Neste momento me parece q há duas incógnitas principais: primeiro, a atitude da Polícia, que parece neste momento bem menos tolerante com os movimentos sociais em solidariedade aos palestinos, até mesmo pois estes se mostram em um estado que oscila entre a exaustão (quase 4 meses protestando sem conseguir de fato o cessar da matança cometida pela IDF) e a radicalização das ações, uma vez que o Direito Internacional e o ICJ mostra-se incapaz de interromper a carnificina com suas propostas de medidas provisórias que, para além de não terem falado em cessar fogo, ainda carecem de poder efetivo (que seria prerrogativa do Conselho de Segurança da ONU). Outra incógnita é o quanto estes movimentos saberão, na urgência deste momento, confluir em prol da interseccionalidade, ou o quanto cada causa permanecerá em seu nicho, o que me parece enfraquecer a ambas. Na confluência e na interseção da luta pela libertação da Palestina e da luta por justiça climática é que talvez more nossa potência mais promissora.
Carli, 2/2/24
No sempre a-caminho do viver…
SAIBA MAIS SOBRE: “BLOKADIA”
This direct-action phenomenon has been growing around the globe.

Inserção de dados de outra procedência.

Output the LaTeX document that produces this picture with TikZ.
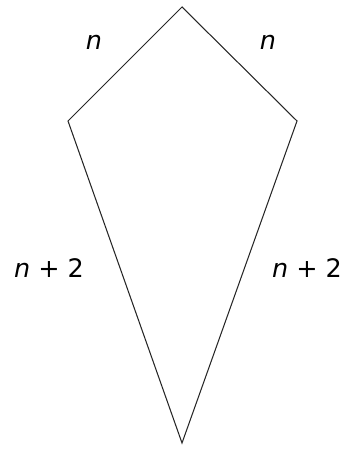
\documentclass[tikz,border=0pt]{standalone}
\usepackage{fontspec}
\setmainfont{DejaVu Sans}

\begin{document}
\begin{tikzpicture}[x=0.02cm, y=-0.02cm]

\tikzset{side/.style={anchor=base, font=\fontsize{14.5}{16}\selectfont, inner sep=0pt}}

\useasboundingbox (0,0) rectangle (343,455);

\coordinate (top) at (182,7);
\coordinate (left) at (68,121);
\coordinate (right) at (297,121);
\coordinate (bottom) at (182,443);

\draw[line width=0.6pt, black!85] (top) -- (right) -- (bottom) -- (left) -- cycle;

\node[side] at (94,50) (upleft) {\itshape n};
\node[side] at (268,50) (upright) {\itshape n};
\node[side] at (49,277) (lowleft) {{\itshape n} + 2};
\node[side] at (307,277) (lowright) {{\itshape n} + 2};

\end{tikzpicture}
\end{document}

Examples include the Keystone XL Pipeline protests in the United States, the Shell to Sea protests in Ireland and more recently the ‘Ende Glelände’ protests at Europe’s largest CO2 emitter near Bonn in Germany.

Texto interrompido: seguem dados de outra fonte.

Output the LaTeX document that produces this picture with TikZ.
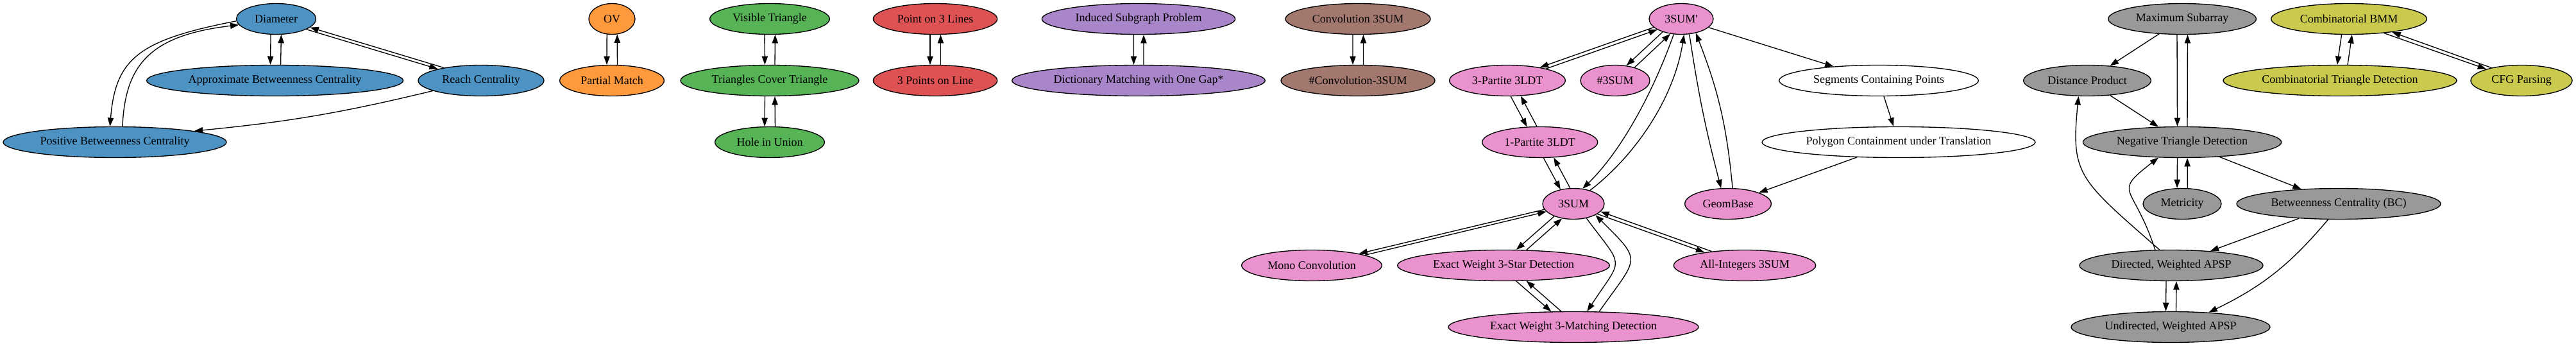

Research from the Autonomous University of Barcelona, Lund University (Sweden) and Universidad del Magdalena (Colombia) has found that this kind of direct action is growing.

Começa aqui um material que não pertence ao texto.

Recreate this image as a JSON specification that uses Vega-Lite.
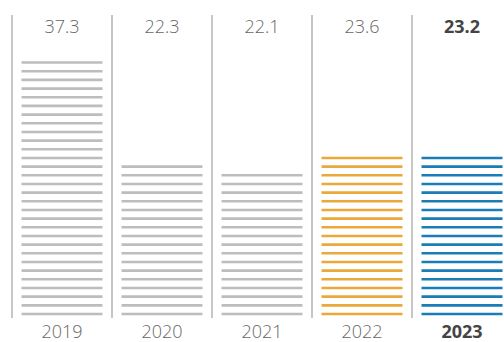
{
  "$schema": "https://vega.github.io/schema/vega-lite/v6.json",
  "width": 504,
  "height": 303,
  "autosize": {"type": "none"},
  "padding": {"top": 15, "left": 0, "right": 0, "bottom": 24},
  "background": "white",
  "data": {
    "values": [
      {"year": "2019", "label": "37.3", "stripes": 30},
      {"year": "2020", "label": "22.3", "stripes": 18},
      {"year": "2021", "label": "22.1", "stripes": 17},
      {"year": "2022", "label": "23.6", "stripes": 19},
      {"year": "2023", "label": "23.2", "stripes": 19}
    ]
  },
  "config": {
    "view": {"stroke": null},
    "axis": {
      "domain": false,
      "ticks": false,
      "tickSize": 0,
      "grid": false,
      "labelFont": "Open Sans",
      "labelFontSize": 18,
      "labelAngle": 0,
      "title": null
    }
  },
  "resolve": {"scale": {"x": "independent"}, "axis": {"x": "independent"}},
  "layer": [
    {
      "mark": {"type": "rule", "color": "#b3b3b3", "strokeWidth": 1.5},
      "encoding": {
        "x": {
          "field": "year",
          "type": "ordinal",
          "bandPosition": 0,
          "scale": {"type": "band", "range": [12, 512], "paddingInner": 0, "paddingOuter": 0},
          "axis": {
            "orient": "bottom",
            "labelPadding": 19,
            "labelBaseline": "alphabetic",
            "labelFontWeight": {"condition": {"test": "datum.value == '2023'", "value": "bold"}, "value": 300},
            "labelColor": {"condition": {"test": "datum.value == '2023'", "value": "#444444"}, "value": "#666666"}
          }
        }
      }
    },
    {
      "mark": {"type": "rule", "strokeWidth": 81, "strokeDash": [2.6, 6.07]},
      "encoding": {
        "x": {
          "field": "label",
          "type": "ordinal",
          "sort": null,
          "scale": {"type": "band", "range": [12, 512], "paddingInner": 0, "paddingOuter": 0},
          "axis": {
            "orient": "top",
            "labelPadding": -17,
            "labelBaseline": "alphabetic",
            "labelFontWeight": {"condition": {"test": "datum.value == '23.2'", "value": "bold"}, "value": 300},
            "labelColor": {"condition": {"test": "datum.value == '23.2'", "value": "#444444"}, "value": "#666666"}
          }
        },
        "y": {"field": "stripes", "type": "quantitative", "scale": {"domain": [0, 34], "range": [306.37, 11.59]}, "axis": null},
        "y2": {"datum": 0},
        "color": {
          "field": "year",
          "type": "nominal",
          "scale": {"domain": ["2019", "2020", "2021", "2022", "2023"], "range": ["#bdbdbd", "#bdbdbd", "#bdbdbd", "#eaa93a", "#1a7db6"]},
          "legend": null
        }
      }
    }
  ]
}
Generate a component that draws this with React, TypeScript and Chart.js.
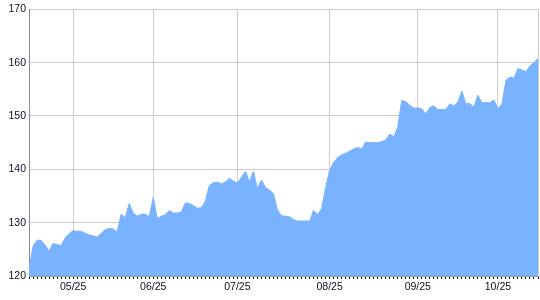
import React, { useEffect, useRef } from "react";
import { Chart, registerables } from "chart.js";

Chart.register(...registerables);

const values: number[] = [
  121.3, 125.6, 126.7, 126.7, 125.8, 124.7, 126.1, 125.9, 125.7, 127.1,
  127.9, 128.5, 128.4, 128.4, 128.0, 127.7, 127.5, 127.3, 128.0, 128.7,
  128.9, 128.8, 128.3, 131.6, 130.9, 133.6, 131.8, 131.2, 131.6, 131.6,
  131.1, 134.7, 130.8, 131.2, 131.5, 132.3, 131.8, 131.8, 132.0, 133.7,
  133.6, 133.2, 132.7, 132.8, 134.0, 137.0, 137.5, 137.6, 137.3, 137.6,
  138.3, 137.8, 137.4, 138.5, 139.6, 137.7, 139.6, 136.4, 138.0, 136.6,
  136.1, 135.4, 132.4, 131.3, 131.2, 131.1, 130.6, 130.3, 130.3, 130.3,
  130.3, 132.3, 131.5, 132.6, 136.5, 139.8, 141.3, 142.2, 142.7, 143.0,
  143.4, 143.8, 144.1, 143.8, 145.1, 145.0, 145.0, 145.0, 145.2, 145.5,
  146.6, 146.1, 147.9, 152.9, 152.7, 152.0, 151.5, 151.5, 151.3, 150.4,
  151.6, 151.9, 151.2, 151.2, 151.2, 152.3, 151.9, 152.6, 154.7, 152.3,
  152.3, 151.7, 153.9, 152.5, 152.5, 152.5, 153.0, 151.4, 152.2, 156.7,
  157.3, 157.1, 158.9, 158.6, 158.3, 159.4, 160.0, 160.8,
];

const monthTickLabels: string[] = ["05/25", "06/25", "07/25", "08/25", "09/25", "10/25"];
const monthTickIndex: number[] = [11, 31, 52, 75, 97, 117];

const yTicks: number[] = [120, 130, 140, 150, 160, 170];

const categories: string[] = values.map((_, i) => {
  const k = monthTickIndex.indexOf(i);
  return k >= 0 ? monthTickLabels[k] : "";
});

export default function App() {
  const ref = useRef<HTMLCanvasElement | null>(null);

  useEffect(() => {
    document.body.style.margin = "0";
    const canvas = ref.current;
    if (!canvas) return;
    const font = { family: "'Liberation Sans', Arial, sans-serif", size: 10.5 };
    const chart = new Chart(canvas, {
      type: "line",
      data: {
        labels: categories,
        datasets: [
          {
            data: values,
            borderColor: "rgb(121,179,255)",
            backgroundColor: "rgb(121,179,255)",
            borderWidth: 1,
            fill: "start",
            pointRadius: 0,
            tension: 0,
          },
        ],
      },
      options: {
        animation: false,
        responsive: false,
        events: [],
        layout: { padding: { top: 8, right: 1, left: 0, bottom: 0 } },
        plugins: { legend: { display: false }, tooltip: { enabled: false } },
        scales: {
          x: {
            type: "category",
            offset: false,
            border: { color: "#999", width: 1 },
            grid: {
              offset: false,
              drawOnChartArea: true,
              color: (ctx: any) => {
                const i = ctx.index;
                if (monthTickIndex.includes(i) || i === values.length - 1) return "#cccccc";
                return "rgba(0,0,0,0)";
              },
              tickColor: "#111",
              tickLength: 3,
            },
            ticks: {
              autoSkip: false,
              maxRotation: 0,
              minRotation: 0,
              padding: 2,
              color: "#0d0d1f",
              font,
            },
            afterFit: (scale: any) => {
              scale.height = 24;
            },
          },
          y: {
            min: 120,
            max: 170,
            border: { color: "#888", width: 1 },
            grid: { color: "#cccccc", drawTicks: false },
            afterBuildTicks: (scale: any) => {
              scale.ticks = yTicks.map((v) => ({ value: v }));
            },
            ticks: {
              padding: 3,
              color: "#0d0d1f",
              font,
            },
            afterFit: (scale: any) => {
              scale.width = 29;
            },
          },
        },
      },
    });
    return () => chart.destroy();
  }, []);

  return <canvas ref={ref} width={540} height={300} style={{ display: "block" }} />;
}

In the last decade has seen a sixfold increase in the number of these protests globally.
A new interactive map shows the rise of Blockadia. In ten years, Blockadia actions started in at least 48 places, compared to only 8 that started in the previous decade.
The most recent entry is the ‘Ende Gelände’ protest which coincided with the COP talks in Bonn. This is just one of 70 cases pictured in the Blockadia Map. In 16 cases, the targeted fossil fuel project was also stopped.
Nick Meynen, Environmental Justice Project Officer at the European Environmental Bureau said:
“Blockadia activist have to risk jail or even death for what they do, but in the face of the massive political failure on climate change they think more in terms of what is legitimate than what is legal. They put their safety at risk to protect all of us. Having a scientific community supporting them, for example with the Blockadia Map, means a lot these people.”
Professor Joan Martínez-Alier from ICTA-Universitat Autònoma de Barcelona said:
“Since the 1990s, communities and organizations from Ecuador to Nigeria and the Philippines and many other countries, oppose coal, oil or gas extraction and burning not only because of local health and livelihood reasons but also because of the need to keep the “unburnable fuels” in the ground to prevent climate change. Some of the militants have paid with their lives.”